The chances are if you live in an urban or town environment you will not be allowed to keep guinea fowl. If you are you may be limited to no males and a small number of birds. Guinea fowl are a demanding species that require resources and time.
It is also a good idea to check with bordering houses to see if they object to them.
The law and Guinea Fowl:This is more interesting than it may first appear. Most people I know keep their birds free range and this is technically illegal in many parts of the world.
As guineas are an introduced species they must be pinioned by law to be allowed to free range. This is definitely the case in the UK and most of Europe as well as parts of the US.
It is also almost completely ignored.
You can keep them confined in a coop and run with no problems at all.
You could be fined for letting them escape into the wild.
There are sometimes restrictions on how close they can be to your boundaries.
In parts of the world like Australia (up to between 6 and 15 depending on where you are) you may need a permit and in the UK having 50 or more laying hens means you need to inform DEFRA.

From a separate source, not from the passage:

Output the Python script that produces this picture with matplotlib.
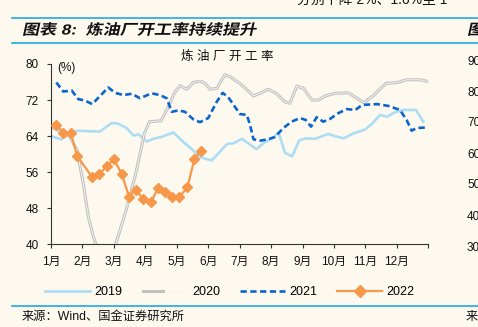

You are responsible for the damage they do:If your guineas damage another's property you are liable for the costs.
In my case it cost me a hive of bees when they discovered a neighbours honey enterprise and hoovered the bees up as they came out to collect nectar.
Your neighbours might have something to say about it. Guinea fowl noises are loud and they do like to make nuisance of themselves for no apparent reason. Whilst they are not destructive diggers like chickens they do make a mess and a communal dust bath of Guineas has to be seen to be believed.